Chief executive Richard Jacob said the group went through significant cost-reduction efforts, coupled with stringent controls over working capital, which helped to cushion the impact of Covid-19.

Jacob said it managed to claw back some of the losses.

“As experienced by most companies globally, the emergence of the coronavirus pandemic resulted in major disruptions to demand, as well as our manufacturing operations. Consequently, the first half of 2020 was a particular challenging trading period,” Jacob said.

Hulamin said the stringent lockdown regulations in South Africa and the economic depression between April and June resulted in disruptions to all manufacturing operations.

The group said the ban on alcohol sales also weighed heavily on the local beverage can market.

It said group sales plummeted 35percent to 71000 tons from 109000 tons, while Hulamin Rolled Products fell 34percent to an annualised 134000 tons from 206000 tons a year earlier.

Hulamin said the decline in volumes led to a 30percent decline in revenue to R3.7billion.

It said it had been able to restart manufacturing of certain essential goods product lines during April.

“These essential goods product lines, which excluded material for alcoholic beverages, represented less than 50percent of Hulamin’s product portfolio,” Hulamin said.

“As a result, sales volumes in the second quarter were the lowest in recent history.”

Hulamin said its headline loss a share also accelerated 52.2percent to 70cents a share and loss a share widened by 53.1percent to 75c.

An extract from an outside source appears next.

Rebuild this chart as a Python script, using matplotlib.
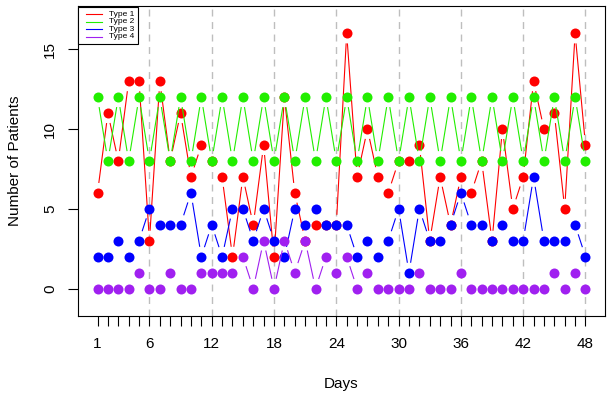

The group did not declare a dividend.

Jacob said the group’s 2019 strategy to contain costs would support its turnaround in the second half.

He said Hulamin was already experiencing green shoots from the strategy.

“The business suffered a first-half loss, which includes costs related to the closure of the Olifantsfontein plant that have carried over into 2020.

“With the right-sizing of the business to one with a lower unit cost base, consolidated in Pietermaritzburg, largely complete, we are looking forward to a return to profitability in the second half of 2020,” he said.

Hulamin shares rose 2.17percent on the JSE yesterday to close at R0.94.